Which robot would go best with this wine?

Having attended a wonderful wine tasting last night at a former professor's house, I've been feeling particularly oenophilic. During the tasting the professor told us about a lot of the technology vineyard owners have started using to track their crops. Since vines produce different fruit depending on shade, temperature, amount of water, type of soil, and so on, a good vineyard owner needs to know all about the different conditions all over his or her vineyard -- and small, cheap sensor technology only makes that easier. This of course led me to the natural conclusion: my wine could only be better if a robot is involved!

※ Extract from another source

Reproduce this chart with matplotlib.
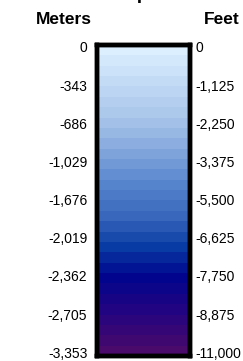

_42047246_winebot_203b.jpgSo what can robots do for a wine geek like me? I could purchase my very own "Robo-sommelier" to see if I'm actually getting what I'm buying -- using infrared light, it can tell what the type of the wine is without even opening it -- or it could learn my tastes and be able to recommend a wine to pair with my dinner.

Before the wine gets to my table, a vineyard owner might use an automated tractor to care for the vines. It can navigate using the wires that the vines grow on and can tow a sprayer or other equipment, preventing a human from having to do the long, dull task of driving the tractor through a huge vineyard. A 5-DOF robotic hand combined with a vision system might be doing some of the harvesting or care for the bunches of grapes on the vine. A friend at the wine tasting with me mentioned having seen one vineyard in which a robotic system rotated and tipped bottles slightly each day as they aged.

The agriculture industry is really embracing robotics and automation (Rocona is one example; John Deere and others are following suit), but it will be interesting to see if the wine industry actually adopts the technologies being created for them. Vineyard owners pride themselves on understanding their crops and how climate conditions will affect their output; sommeliers and wine aficionados are proud of their tasting abilities and standards. Will these people really want to hand over their art to machines?